Australian Supermarket Pays $61,000 Fine for Allegedly Misleading Country of Origin Claims – A Few Thoughts and Some Canadian Comparisons
July 1, 2013
In a recent case announced by the Australian ACCC, Australia’s antitrust agency said that supermarket chain Coles has paid six infringement notices totaling $61,200 for allegedly misleading country of origin claims contrary to the Australian Competition and Consumer Act (see: Coles pays infringement notices for alleged misleading country of origin claims).
According to the ACCC, Coles had displayed some imported naval oranges and kiwi fruit beneath price boards that read “Helping Australia Grow” that included the triangular “Australian Grown” symbol. While the same signage was also being used to advertise imported asparagus and almonds, the ACCC alleged that the signage created the false impression that the imported produce was Australian grown (when it was not and correctly identified by stickers on the produce itself). The ACCC took the position that the relatively small sized stickers or statements of actual country of origin were insufficient to overcome the overall impression that the produce was Australian.
While the allegations were not proven in court, and Coles has been reported as denying liability, I thought the case illustrated some key general misleading advertising principles relevant also in Canada.
First, while there is no positive requirement under the Competition Act (or Consumer Packaging and Labelling Act) to make country of origin claims, false or misleading country of origin claims can violate their misleading advertising provisions (e.g., the criminal or civil misleading advertising provisions of the Competition Act – sections 52 or 74.01).
Second, like advertising claims generally, claims can potentially violate the Competition Act (or other legislation, such as the Consumer Packaging and Labeling Act) where a claim is literally false or misleading. In the latter case, a claim may be offside where its “general impression” is false or misleading – for example, through a headline claim that is contradicted by a disclaimer or fine print; where two true claims are made, but by being made together create an overall false general impression; where significant conditions or limitations are not adequately disclosed; or where a picture or illustration creates, for example, a false general impression that a product is Canadian.
Third, it is also worth noting that the Canadian Competition Bureau has enforcement guidelines for Canadian product claims (see: “Product of Canada” and “Made in Canada” Claims), which apply when businesses make “Made in Canada” claims for non-food products.

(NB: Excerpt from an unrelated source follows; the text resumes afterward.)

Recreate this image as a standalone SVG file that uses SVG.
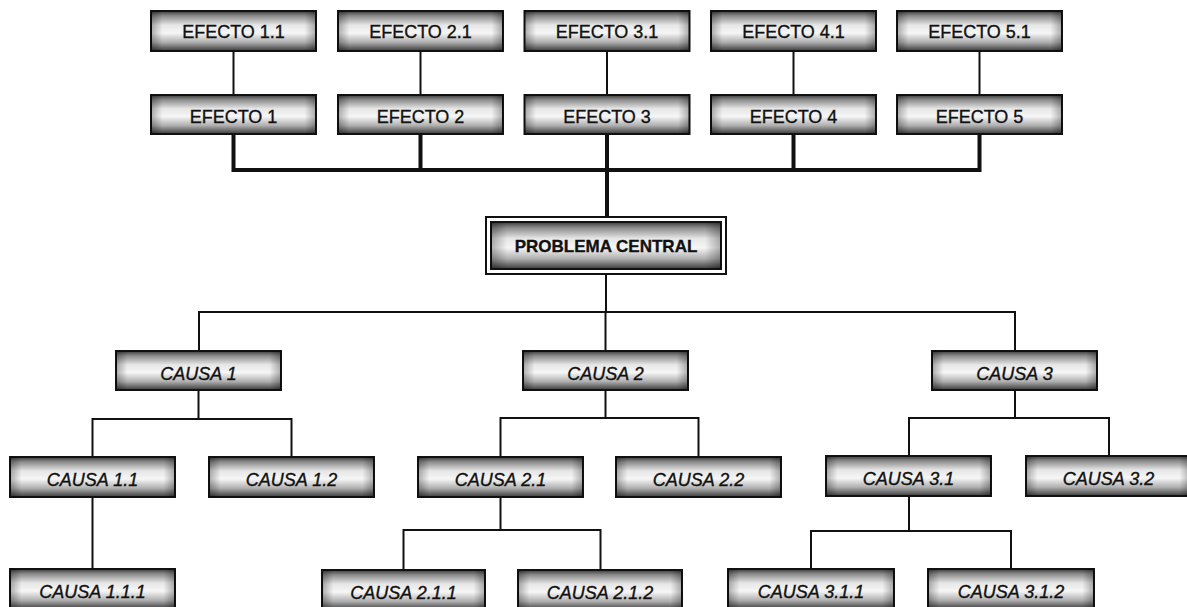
<svg xmlns="http://www.w3.org/2000/svg" width="1187" height="607" viewBox="0 0 1187 607">
<defs>
<linearGradient id="gv" x1="0" y1="0" x2="0" y2="1">
<stop offset="0" stop-color="#3a3a3a"/>
<stop offset="0.12" stop-color="#8a8a8a"/>
<stop offset="0.35" stop-color="#e6e6e6"/>
<stop offset="0.55" stop-color="#f6f6f6"/>
<stop offset="0.78" stop-color="#b0b0b0"/>
<stop offset="1" stop-color="#3a3a3a"/>
</linearGradient>
<linearGradient id="gh" x1="0" y1="0" x2="1" y2="0">
<stop offset="0" stop-color="#000" stop-opacity="0.3"/>
<stop offset="0.07" stop-color="#000" stop-opacity="0"/>
<stop offset="0.93" stop-color="#000" stop-opacity="0"/>
<stop offset="1" stop-color="#000" stop-opacity="0.3"/>
</linearGradient>
</defs>
<style>
.b{fill:url(#gv);stroke:#111;stroke-width:2}
.o{fill:url(#gh);stroke:none}
.t{font-family:"Liberation Sans",Arial,sans-serif;font-size:18px;fill:#111;stroke:#111;stroke-width:0.35px;text-anchor:middle}
.i{font-style:italic}
.pb{font-weight:bold;font-size:17px}
.c{fill:none;stroke:#111;stroke-width:2}
.k{fill:none;stroke:#111;stroke-width:4}
.fr{fill:none;stroke:#111;stroke-width:2}
</style>
<rect width="1187" height="607" fill="#fff"/>
<g id="connectors">
<path class="c" d="M233.5 51V95M420.5 51V95M607 51V95M793.5 51V95M979.5 51V95"/>
<path class="k" d="M233.5 134V170H979.5V134M420.5 134V170M793.5 134V170M607 134V217"/>
<path class="c" d="M606 274V312M199 351V312H1015V351M605.5 312V351"/>
<path class="c" d="M198.5 390V419M92.5 457V419H291.5V457M92.5 497V569"/>
<path class="c" d="M605.5 390V418M500.5 457V418H698.5V457M500.5 497V530M403.5 570V530H600.5V570"/>
<path class="c" d="M1015 390V418M909 457V418H1109V456M909 496V531M811 569V531H1011V569"/>
</g>
<g id="efecto11"><rect class="b" x="151" y="11" width="165" height="40"/><rect class="o" x="151" y="11" width="165" height="40"/><text class="t" x="233.5" y="38">EFECTO 1.1</text></g>
<g id="efecto21"><rect class="b" x="338" y="11" width="165" height="40"/><rect class="o" x="338" y="11" width="165" height="40"/><text class="t" x="420.5" y="38">EFECTO 2.1</text></g>
<g id="efecto31"><rect class="b" x="524.5" y="11" width="165" height="40"/><rect class="o" x="524.5" y="11" width="165" height="40"/><text class="t" x="607" y="38">EFECTO 3.1</text></g>
<g id="efecto41"><rect class="b" x="711" y="11" width="165" height="40"/><rect class="o" x="711" y="11" width="165" height="40"/><text class="t" x="793.5" y="38">EFECTO 4.1</text></g>
<g id="efecto51"><rect class="b" x="897" y="11" width="165" height="40"/><rect class="o" x="897" y="11" width="165" height="40"/><text class="t" x="979.5" y="38">EFECTO 5.1</text></g>
<g id="efecto1"><rect class="b" x="151" y="95" width="165" height="39"/><rect class="o" x="151" y="95" width="165" height="39"/><text class="t" x="233.5" y="123">EFECTO 1</text></g>
<g id="efecto2"><rect class="b" x="338" y="95" width="165" height="39"/><rect class="o" x="338" y="95" width="165" height="39"/><text class="t" x="420.5" y="123">EFECTO 2</text></g>
<g id="efecto3"><rect class="b" x="524.5" y="95" width="165" height="39"/><rect class="o" x="524.5" y="95" width="165" height="39"/><text class="t" x="607" y="123">EFECTO 3</text></g>
<g id="efecto4"><rect class="b" x="711" y="95" width="165" height="39"/><rect class="o" x="711" y="95" width="165" height="39"/><text class="t" x="793.5" y="123">EFECTO 4</text></g>
<g id="efecto5"><rect class="b" x="897" y="95" width="165" height="39"/><rect class="o" x="897" y="95" width="165" height="39"/><text class="t" x="979.5" y="123">EFECTO 5</text></g>
<g id="problema">
<rect class="fr" x="486" y="217" width="240" height="57" fill="#fff"/>
<rect class="b" x="491" y="222" width="230" height="47"/><rect class="o" x="491" y="222" width="230" height="47"/>
<text class="t pb" x="606" y="252">PROBLEMA CENTRAL</text>
</g>
<g id="causa1"><rect class="b" x="116" y="351" width="165" height="39"/><rect class="o" x="116" y="351" width="165" height="39"/><text class="t i" x="198.5" y="380">CAUSA 1</text></g>
<g id="causa2"><rect class="b" x="523" y="351" width="165" height="39"/><rect class="o" x="523" y="351" width="165" height="39"/><text class="t i" x="605.5" y="380">CAUSA 2</text></g>
<g id="causa3"><rect class="b" x="932" y="351" width="165" height="39"/><rect class="o" x="932" y="351" width="165" height="39"/><text class="t i" x="1014.5" y="380">CAUSA 3</text></g>
<g id="causa11"><rect class="b" x="10" y="457" width="165" height="40"/><rect class="o" x="10" y="457" width="165" height="40"/><text class="t i" x="92.5" y="486">CAUSA 1.1</text></g>
<g id="causa12"><rect class="b" x="209" y="457" width="165" height="40"/><rect class="o" x="209" y="457" width="165" height="40"/><text class="t i" x="291.5" y="486">CAUSA 1.2</text></g>
<g id="causa21"><rect class="b" x="418" y="457" width="165" height="40"/><rect class="o" x="418" y="457" width="165" height="40"/><text class="t i" x="500.5" y="486">CAUSA 2.1</text></g>
<g id="causa22"><rect class="b" x="616" y="457" width="165" height="40"/><rect class="o" x="616" y="457" width="165" height="40"/><text class="t i" x="698.5" y="486">CAUSA 2.2</text></g>
<g id="causa31"><rect class="b" x="826" y="456" width="165" height="40"/><rect class="o" x="826" y="456" width="165" height="40"/><text class="t i" x="908.5" y="485">CAUSA 3.1</text></g>
<g id="causa32"><rect class="b" x="1026" y="456" width="165" height="40"/><rect class="o" x="1026" y="456" width="165" height="40"/><text class="t i" x="1108.5" y="485">CAUSA 3.2</text></g>
<g id="causa111"><rect class="b" x="10" y="569" width="165" height="40"/><rect class="o" x="10" y="569" width="165" height="40"/><text class="t i" x="92.5" y="598">CAUSA 1.1.1</text></g>
<g id="causa211"><rect class="b" x="322" y="570" width="163" height="40"/><rect class="o" x="322" y="570" width="163" height="40"/><text class="t i" x="403.5" y="599">CAUSA 2.1.1</text></g>
<g id="causa212"><rect class="b" x="518" y="570" width="164" height="40"/><rect class="o" x="518" y="570" width="164" height="40"/><text class="t i" x="600" y="599">CAUSA 2.1.2</text></g>
<g id="causa311"><rect class="b" x="728" y="569" width="166" height="40"/><rect class="o" x="728" y="569" width="166" height="40"/><text class="t i" x="811" y="598">CAUSA 3.1.1</text></g>
<g id="causa312"><rect class="b" x="928" y="569" width="166" height="40"/><rect class="o" x="928" y="569" width="166" height="40"/><text class="t i" x="1011" y="598">CAUSA 3.1.2</text></g>
</svg>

The Bureau’s Made in Canada guidelines were first introduced in the 1980s to identify Canadian content and reduce the likelihood that Canadian country of origin claims violated Canadian misleading advertising laws.
Under the Bureau’s guidelines, “Product of Canada” claims require a fairly significant threshold of at least 98% Canadian content (i.e., 98% of the total direct costs of producing / manufacturing the good have been incurred in Canada). “Made in Canada” claims on the other hand only require that at least 51% of the content is Canadian (i.e., 51% of the total direct costs of producing / manufacturing the good have been incurred in Canada) and a qualifying statement that the product contains imported content. In both cases, the last substantial transformation of the product must also have occurred in Canada.
Also importantly, the Bureau points out that, as in the Coles challenge by the ACCC, made in Canada claims may be made not only in words but also through the use of logos, pictures or symbols (e.g., the Canadian flag, maple leaf, etc.). As such, the Bureau recommends that any qualifying text be “sufficiently prominent to ensure that consumers notice it and understand the significance”, a principle that is, of course, the same for disclaimers or other qualifying claims generally.
In addition to the Bureau’s Made in Canada guidelines, the Canadian Food Inspection Agency (CFIA) also has its own guidelines for “Made in Canada” and “Product of Canada” claims for food products sold in Canada (see: Product of Canada and Made in Canada Labelling). In general, the CFIA’s guidelines require that, if “Product of Canada” claims are made, that all or virtually all of the ingredients, processing and labour are Canadian; and, for “Made in Canada” claims, that the last substantial transformation of the product occurred in Canada (regardless of whether the ingredients are Canadian or imported). “Made in Canada” claims for food, if used, must also include a qualifying statement disclosing the origin of ingredients.